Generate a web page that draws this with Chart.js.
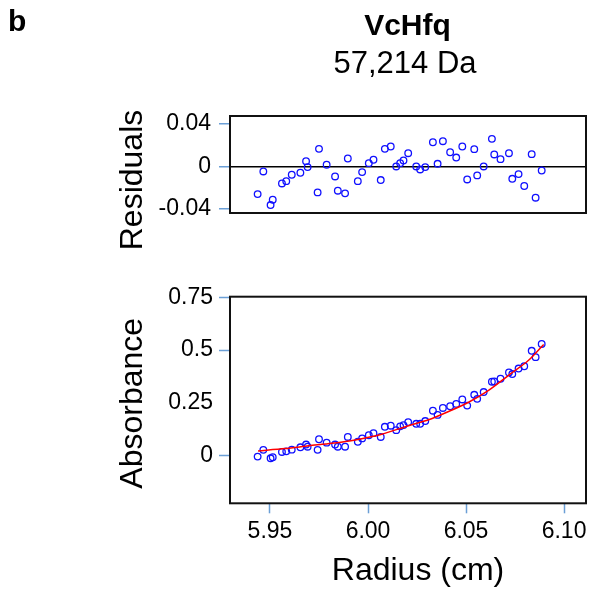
<!DOCTYPE html>
<html>
<head>
<meta charset="utf-8">
<script src="https://cdn.jsdelivr.net/npm/chart.js@4/dist/chart.umd.min.js"></script>
<style>
  html, body { margin: 0; padding: 0; background: #fff; }
  #wrap { position: relative; width: 593px; height: 594px; }
  #wrap canvas { position: absolute; left: 0; }
</style>
</head>
<body>
<div id="wrap">
  <canvas id="residChart" width="593" height="250" style="top:0"></canvas>
  <canvas id="absChart" width="593" height="344" style="top:250px"></canvas>
</div>
<script>
// radius of each scan point (cm), shared by both panels
const radius = [5.9437, 5.9466, 5.9503, 5.9514, 5.9561, 5.9583, 5.9611, 5.9655, 5.9684, 5.9692,
  5.9743, 5.9750, 5.9789, 5.9832, 5.9846, 5.9883, 5.9897, 5.9948, 5.9970, 6.0004,
  6.0028, 6.0065, 6.0086, 6.0116, 6.0144, 6.0164, 6.0181, 6.0205, 6.0246, 6.0266,
  6.0292, 6.0331, 6.0355, 6.0382, 6.0419, 6.0450, 6.0481, 6.0506, 6.0542, 6.0557,
  6.0590, 6.0632, 6.0644, 6.0676, 6.0719, 6.0736, 6.0768, 6.0797, 6.0835, 6.0855, 6.0886];
const residuals = [-0.026, -0.0047, -0.0363, -0.0313, -0.016, -0.0138, -0.0078, -0.0059, 0.005, -0.0006,
  -0.0244, 0.0166, 0.0016, -0.0094, -0.0228, -0.0253, 0.0075, -0.0138, -0.0053, 0.0031,
  0.0063, -0.0128, 0.0166, 0.0188, 0.0, 0.0031, 0.0056, 0.0125, 0.0, -0.0028,
  -0.0006, 0.0228, 0.0025, 0.0238, 0.0134, 0.0084, 0.0188, -0.0122, 0.0163, -0.0084,
  0.0, 0.026, 0.0113, 0.0069, 0.0125, -0.0116, -0.0072, -0.0184, 0.0116, -0.0294, -0.0038];
const absorbance = [-0.003, 0.029, -0.011, -0.006, 0.019, 0.022, 0.030, 0.041, 0.054, 0.044,
  0.029, 0.079, 0.063, 0.054, 0.044, 0.044, 0.090, 0.067, 0.083, 0.098,
  0.108, 0.090, 0.138, 0.143, 0.122, 0.140, 0.146, 0.160, 0.152, 0.152,
  0.165, 0.214, 0.194, 0.227, 0.235, 0.246, 0.267, 0.238, 0.289, 0.270,
  0.302, 0.351, 0.352, 0.365, 0.395, 0.387, 0.413, 0.424, 0.497, 0.467, 0.529];

// fitted curve (red)
const fitRadius = [5.9439, 5.9578, 5.9697, 5.9816, 5.9935, 6.0070, 6.0207, 6.0309, 6.0411, 6.0513, 6.0615, 6.0717, 6.0819, 6.0896];
const fitAbsorbance = [0.024, 0.035, 0.048, 0.060, 0.076, 0.103, 0.143, 0.171, 0.210, 0.254, 0.310, 0.381, 0.452, 0.527];

// ticks
const radiusTicks = [5.95, 6.00, 6.05, 6.10];
const radiusTickLabels = ['5.95', '6.00', '6.05', '6.10'];
const residualTicks = [-0.04, -0.02, 0, 0.02, 0.04];
const residualTickLabels = ['-0.04', '', '0', '', '0.04'];
const absorbanceTicks = [0, 0.25, 0.5, 0.75];
const absorbanceTickLabels = ['0', '0.25', '0.5', '0.75'];

const FONT = '"Liberation Sans", Arial, sans-serif';
const TICK_BLUE = '#6b9fd6';
const POINT_BLUE = '#1010ff';

Chart.defaults.font.family = FONT;
Chart.defaults.color = '#000';

function setTicks(values) {
  return scale => { scale.ticks = values.map(v => ({ value: v })); };
}
function fixWidth(w) {
  return scale => { scale.width = w; };
}

// frame around the plot area + free text (headings, axis titles)
function panelText(items) {
  return {
    id: 'panelText',
    afterDraw(chart) {
      const ctx = chart.ctx;
      const a = chart.chartArea;
      ctx.save();
      ctx.strokeStyle = '#111';
      ctx.lineWidth = 2;
      ctx.strokeRect(a.left, a.top, a.right - a.left, a.bottom - a.top);
      ctx.fillStyle = '#000';
      items.forEach(t => {
        ctx.save();
        ctx.font = t.font;
        ctx.textAlign = t.align || 'center';
        ctx.textBaseline = 'alphabetic';
        ctx.translate(t.x, t.y);
        if (t.rotate) ctx.rotate(-Math.PI / 2);
        ctx.fillText(t.text, 0, 0);
        ctx.restore();
      });
      ctx.restore();
    }
  };
}

const pointStyle = {
  pointStyle: 'circle',
  pointRadius: 3.3,
  borderColor: POINT_BLUE,
  backgroundColor: 'rgba(0,0,0,0)',
  borderWidth: 1.3,
  showLine: false
};

// top panel: residuals
new Chart(document.getElementById('residChart'), {
  type: 'scatter',
  data: {
    datasets: [Object.assign({
      data: radius.map((r, i) => ({ x: r, y: residuals[i] }))
    }, pointStyle)]
  },
  options: {
    responsive: false,
    animation: false,
    events: [],
    layout: { padding: { left: 0, right: 7, top: 116, bottom: 37 } },
    plugins: { legend: { display: false }, tooltip: { enabled: false } },
    scales: {
      x: { type: 'linear', display: false, min: 5.9296, max: 6.1112 },
      y: {
        min: -0.0438, max: 0.0475,
        afterBuildTicks: setTicks(residualTicks),
        afterFit: fixWidth(230),
        border: { display: false },
        grid: {
          color: c => (c.tick && c.tick.value === 0) ? '#000' : 'rgba(0,0,0,0)',
          lineWidth: 1.5,
          tickLength: 11,
          tickColor: TICK_BLUE,
          tickWidth: 1.5
        },
        ticks: { padding: 8, font: { size: 23 }, color: '#000', callback: (v, i) => residualTickLabels[i] }
      }
    }
  },
  plugins: [panelText([
    { text: 'b', font: 'bold 30px ' + FONT, x: 8, y: 31, align: 'left' },
    { text: 'VcHfq', font: 'bold 30px ' + FONT, x: 407.5, y: 35 },
    { text: '57,214 Da', font: '31px ' + FONT, x: 405, y: 72.5 },
    { text: 'Residuals', font: '32px ' + FONT, x: 141.5, y: 180, rotate: true }
  ])]
});

// bottom panel: absorbance with fit
new Chart(document.getElementById('absChart'), {
  type: 'scatter',
  data: {
    datasets: [
      {
        data: fitRadius.map((r, i) => ({ x: r, y: fitAbsorbance[i] })),
        showLine: true,
        borderColor: '#ff0000',
        borderWidth: 1.5,
        pointRadius: 0,
        tension: 0.3,
        fill: false
      },
      Object.assign({
        data: radius.map((r, i) => ({ x: r, y: absorbance[i] }))
      }, pointStyle)
    ]
  },
  options: {
    responsive: false,
    animation: false,
    events: [],
    layout: { padding: { left: 0, right: 7, top: 46.7, bottom: 0 } },
    plugins: { legend: { display: false }, tooltip: { enabled: false } },
    scales: {
      x: {
        type: 'linear', min: 5.9296, max: 6.1112,
        afterBuildTicks: setTicks(radiusTicks),
        afterFit: scale => { scale.height = 90.7; },
        border: { display: false },
        grid: { drawOnChartArea: false, tickLength: 10, tickColor: TICK_BLUE, tickWidth: 1.5 },
        ticks: { padding: 5, font: { size: 23 }, maxRotation: 0, autoSkip: false, callback: (v, i) => radiusTickLabels[i] }
      },
      y: {
        min: -0.2235, max: 0.7525,
        afterBuildTicks: setTicks(absorbanceTicks),
        afterFit: fixWidth(230),
        border: { display: false },
        grid: {
          drawOnChartArea: false,
          tickLength: 11,
          tickColor: c => (c.tick && c.tick.value === 0.25) ? 'rgba(0,0,0,0)' : TICK_BLUE,
          tickWidth: 1.5
        },
        ticks: { padding: 6, font: { size: 23 }, callback: (v, i) => absorbanceTickLabels[i] }
      }
    }
  },
  plugins: [panelText([
    { text: 'Absorbance', font: '32px ' + FONT, x: 141.5, y: 153.3, rotate: true },
    { text: 'Radius (cm)', font: '32px ' + FONT, x: 418, y: 330 }
  ])]
});
</script>
</body>
</html>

• [Task instructions]: Determine how many lines include the string "with". Give no answer but the number.

• [Response to this exercise]: 2